Abraham recognized this. He was a man who had, by that point, already rejected the theology of self-sufficiency that Nimrod embodied, who had already been thrown into the furnace for refusing to bow, who already understood that the builders were wrong about what would hold them together and wrong about what would prevent their scattering. He quoted, against the project, words that would later appear in a psalm: swallow up their speech, O Lord, divide their language.
They threw his words back at him like a stone against the ground. The construction continued.
What the Tower Was Actually Built For
The traditions around Pirkei DeRabbi Eliezer read the tower project as a military and cosmological statement. One third of the builders, according to the midrash, wanted to ascend to heaven and wage war with God. Another third wanted to set up their idols there. Another third wanted to use the height to shoot arrows at heaven. The three factions were unified by the same logic: that human power, concentrated and organized and built up high enough, could meet the divine on its own terms.

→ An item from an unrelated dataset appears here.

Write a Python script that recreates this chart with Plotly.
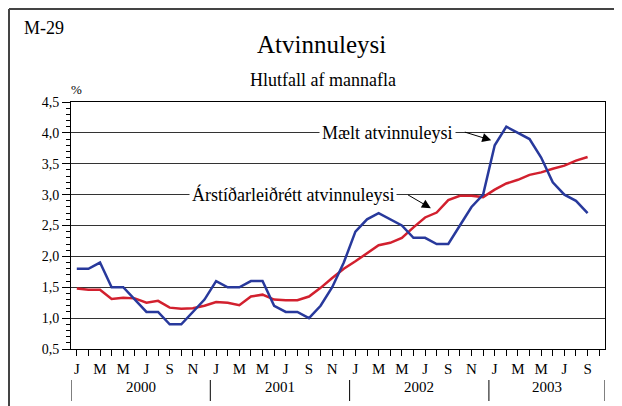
import plotly.graph_objects as go

# Mánaðarleg gögn jan 2000 - sep 2003
months = list(range(45))
maelt = [1.8, 1.8, 1.9, 1.5, 1.5, 1.3, 1.1, 1.1, 0.9, 0.9, 1.1, 1.3,
         1.6, 1.5, 1.5, 1.6, 1.6, 1.2, 1.1, 1.1, 1.0, 1.2, 1.5, 1.9,
         2.4, 2.6, 2.7, 2.6, 2.5, 2.3, 2.3, 2.2, 2.2, 2.5, 2.8, 3.0,
         3.8, 4.1, 4.0, 3.9, 3.6, 3.2, 3.0, 2.9, 2.7]
arstidarleidrett = [1.48, 1.46, 1.46, 1.31, 1.33, 1.32, 1.25, 1.28, 1.17, 1.15, 1.16, 1.20,
                    1.26, 1.25, 1.21, 1.35, 1.38, 1.30, 1.29, 1.29, 1.35, 1.49, 1.65, 1.80,
                    1.92, 2.05, 2.18, 2.22, 2.30, 2.47, 2.63, 2.71, 2.91, 2.98, 2.98, 2.96,
                    3.08, 3.18, 3.24, 3.32, 3.36, 3.42, 3.47, 3.55, 3.61]
month_letters = ["J", "", "M", "", "M", "", "J", "", "S", "", "N", ""]
years = ["2000", "2001", "2002", "2003"]
year_bounds = [-0.5, 11.5, 23.5, 35.5, 45.5]

# síðan hefur 8px spássíu í vafranum
OFF = 8
W, H = 622 - OFF, 406 - OFF
L, R, T, B = 71 - OFF, 605 - OFF, 102 - OFF, 349 - OFF
FONT = "Liberation Serif, Times New Roman, serif"

def px(x):
    return (x - OFF - L) / (R - L)

def py(y):
    return (B - (y - OFF)) / (B - T)

tickvals = list(range(46))
ticktext = [month_letters[i % 12] for i in tickvals]

fig = go.Figure()
fig.add_trace(go.Scatter(x=months, y=arstidarleidrett, mode="lines",
                         line=dict(color="#d2202e", width=2.5), name="Árstíðarleiðrétt"))
fig.add_trace(go.Scatter(x=months, y=maelt, mode="lines",
                         line=dict(color="#28399c", width=2.5), name="Mælt"))

shapes = []
# ártalaskil
for b in year_bounds:
    shapes.append(dict(type="line", xref="x", yref="paper", x0=b, x1=b,
                       y0=py(380), y1=py(401), line=dict(color="black", width=1)))
# ytri rammi
shapes.append(dict(type="line", xref="paper", yref="paper", x0=px(9), x1=px(640),
                   y0=py(9), y1=py(9), line=dict(color="#444", width=2)))
shapes.append(dict(type="line", xref="paper", yref="paper", x0=px(9), x1=px(9),
                   y0=py(9), y1=py(430), line=dict(color="#444", width=2)))

def label(x, y, text, size, xref="paper", yref="paper", **kw):
    return dict(x=x, y=y, xref=xref, yref=yref, text=text, showarrow=False,
                xanchor="center", yanchor="middle",
                font=dict(size=size, color="black", family=FONT), **kw)

annotations = []
for k, yr in enumerate(years):
    annotations.append(label((year_bounds[k] + year_bounds[k + 1]) / 2, py(387), yr, 15, xref="x"))
annotations += [
    label(px(321), py(45), "Atvinnuleysi", 25),
    label(px(323), py(80), "Hlutfall af mannafla", 18),
    label(px(44), py(28), "M-29", 18),
    label(px(76), py(89), "%", 13),
    label(387.5, 4.0, "Mælt atvinnuleysi", 18, yref="y", bgcolor="white", borderpad=2),
    label(292.5, 3.0, "Árstíðarleiðrétt atvinnuleysi", 18, yref="y", bgcolor="white", borderpad=2),
    dict(x=35.7, y=3.88, ax=33.3, ay=4.02, xref="x", yref="y", axref="x", ayref="y",
         text="", showarrow=True, arrowhead=2, arrowsize=1.8, arrowwidth=1, arrowcolor="black"),
    dict(x=30.5, y=2.78, ax=28.4, ay=3.01, xref="x", yref="y", axref="x", ayref="y",
         text="", showarrow=True, arrowhead=2, arrowsize=1.8, arrowwidth=1, arrowcolor="black"),
]
# textinn fyrir línuheitin í pixlum -> paper
annotations[-4]["x"] = px(387.5)
annotations[-3]["x"] = px(292.5)

fig.update_layout(
    width=W, height=H,
    margin=dict(l=L, r=W - R, t=T, b=H - B),
    paper_bgcolor="white", plot_bgcolor="white",
    showlegend=False,
    separators=", ",
    font=dict(family=FONT, size=14, color="black"),
    shapes=shapes, annotations=annotations,
    xaxis=dict(range=[-0.5, 45.5], tickmode="array", tickvals=tickvals, ticktext=ticktext,
               ticks="outside", ticklen=6, tickcolor="black", showgrid=False, zeroline=False,
               showline=True, linecolor="black", linewidth=1, mirror=True,
               tickfont=dict(size=15, family=FONT, color="black")),
    yaxis=dict(range=[0.5, 4.5], dtick=0.5, tick0=0.5, tickformat=".1f",
               ticks="outside", ticklen=8, tickcolor="black",
               minor=dict(dtick=0.1, ticks="outside", ticklen=4, tickcolor="black", showgrid=False),
               showgrid=True, gridcolor="#333", gridwidth=1, zeroline=False,
               showline=True, linecolor="black", linewidth=1, mirror=True,
               tickfont=dict(size=14, family=FONT, color="black")),
)

fig.write_html("out.html")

The Last Act of Unified Humanity
The Book of Jubilees describes the brick-firing and mortar work as a kind of early industrialism, a collective ambition driving coordinated labor at a scale the world had not yet seen. The same language is applied in the Book of Jasher to the generations of Noah's sons spreading across the earth and dividing it into territories. The tower was the last act of unified humanity before that division became permanent, and it was also the act that made the division necessary.

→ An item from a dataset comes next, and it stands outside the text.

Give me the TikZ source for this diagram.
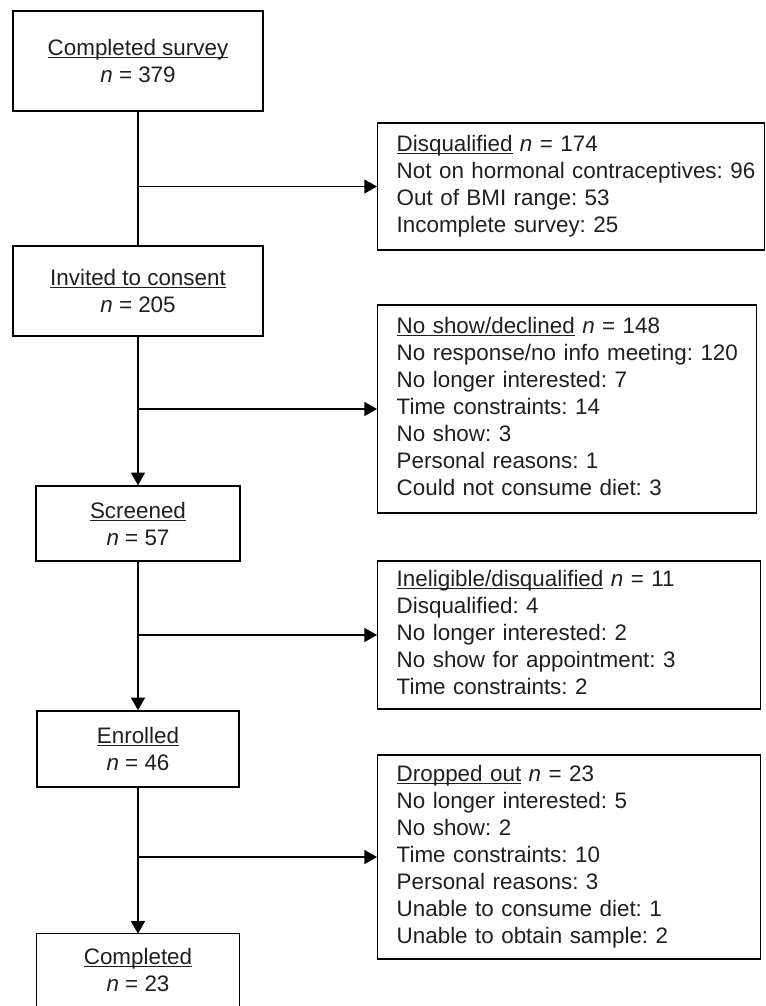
\documentclass[tikz,border=0pt]{standalone}
\usepackage{fontspec}
\setmainfont{Liberation Sans}
\usetikzlibrary{arrows.meta}
\frenchspacing
\newcommand{\ulbox}[1]{\leavevmode\setbox0\hbox{#1}\rlap{\rule[-2.1pt]{\wd0}{0.8pt}}\box0\relax}
\begin{document}
\begin{tikzpicture}[x=0.75pt,y=-0.75pt,
  every node/.style={font=\fontsize{16.8pt}{20.25pt}\selectfont\frenchspacing, text=black!88},
  mainbox/.style={draw=black, line width=1.1pt, align=center, inner sep=0pt},
  openbox/.style={align=center, inner sep=0pt},
  sidebox/.style={draw=black, line width=1.1pt, anchor=west, align=left, inner xsep=0pt, inner ysep=0pt},
  conn/.style={draw=black, line width=1.1pt},
  arr/.style={conn, -{Triangle[length=9.5pt,width=10.5pt]}}]
\useasboundingbox (0,0) rectangle (765,1006);

% main column
\node[mainbox, minimum width=187.5pt, minimum height=75pt] (survey) at (138,61)
  {\ulbox{Completed survey}\\\textit{n} = 379};
\node[mainbox, minimum width=187.5pt, minimum height=67.5pt] (invite) at (138,291)
  {\ulbox{Invited to consent}\\\textit{n} = 205};
\node[mainbox, minimum width=153pt, minimum height=56.25pt] (screen) at (138,523.5)
  {\ulbox{Screened}\\\textit{n} = 57};
\node[mainbox, minimum width=151.5pt, minimum height=57pt] (enrol) at (138,749)
  {\ulbox{Enrolled}\\\textit{n} = 46};
\node[openbox, minimum width=151.5pt, minimum height=54pt] (done) at (138,970)
  {\ulbox{Completed}\\\textit{n} = 23};
\draw[conn] (done.south west) -- (done.north west) -- (done.north east) -- (done.south east);

% side boxes
\node[sidebox, text width=290.25pt, minimum height=95.25pt] (disq) at (377,186.5)
  {\hspace*{14.25pt}\begin{tabular}{@{}l@{}}\ulbox{Disqualified} \textit{n} = 174\\
   Not on hormonal contraceptives: 96\\
   Out of BMI range: 53\\
   Incomplete survey: 25\end{tabular}};
\node[sidebox, text width=284.25pt, minimum height=156pt] (noshow) at (377,409)
  {\hspace*{14.25pt}\begin{tabular}{@{}l@{}}\ulbox{No show/declined} \textit{n} = 148\\
   No response/no info meeting: 120\\
   No longer interested: 7\\
   Time constraints: 14\\
   No show: 3\\
   Personal reasons: 1\\
   Could not consume diet: 3\end{tabular}};
\node[sidebox, text width=287.25pt, minimum height=111pt] (inelig) at (377,635)
  {\hspace*{14.25pt}\begin{tabular}{@{}l@{}}\ulbox{Ineligible/disqualified} \textit{n} = 11\\
   Disqualified: 4\\
   No longer interested: 2\\
   No show for appointment: 3\\
   Time constraints: 2\end{tabular}};
\node[sidebox, text width=287.25pt, minimum height=153pt] (drop) at (377,857)
  {\hspace*{14.25pt}\begin{tabular}{@{}l@{}}\ulbox{Dropped out} \textit{n} = 23\\
   No longer interested: 5\\
   No show: 2\\
   Time constraints: 10\\
   Personal reasons: 3\\
   Unable to consume diet: 1\\
   Unable to obtain sample: 2\end{tabular}};

% connectors
\draw[conn] (survey.south) -- (invite.north);
\draw[arr] (invite.south) -- (screen.north);
\draw[arr] (screen.south) -- (enrol.north);
\draw[arr] (enrol.south) -- (done.north);
\draw[arr] (survey.south |- disq.west) -- (disq.west);
\draw[arr] (invite.south |- noshow.west) -- (noshow.west);
\draw[arr] (screen.south |- inelig.west) -- (inelig.west);
\draw[arr] (enrol.south |- drop.west) -- (drop.west);
\end{tikzpicture}
\end{document}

Abraham's Curse and the Stone That Bounced
That Abraham's curse was ignored is part of the story's point. The words he spoke were true. They were even, in the verse he quoted, prophetic: the psalm would later be written by a man who had not yet been born. But the builders rejected him. The stone of his warning hit the ground and broke and scattered, which is exactly what the builders themselves would do when the confusion came.
There is a symmetry in this that the midrashic tradition finds meaningful. Abraham cursed the builders with division. The builders were divided. Abraham later prayed over Sodom with urgent compassion, trying to find ten righteous people to save the city. The city was destroyed. In both cases, Abraham engaged with the world's wickedness not through indifference but through direct address, and in both cases the outcome was already determined by something other than his words. His words were not useless. They were the record that someone had spoken truly before the end came.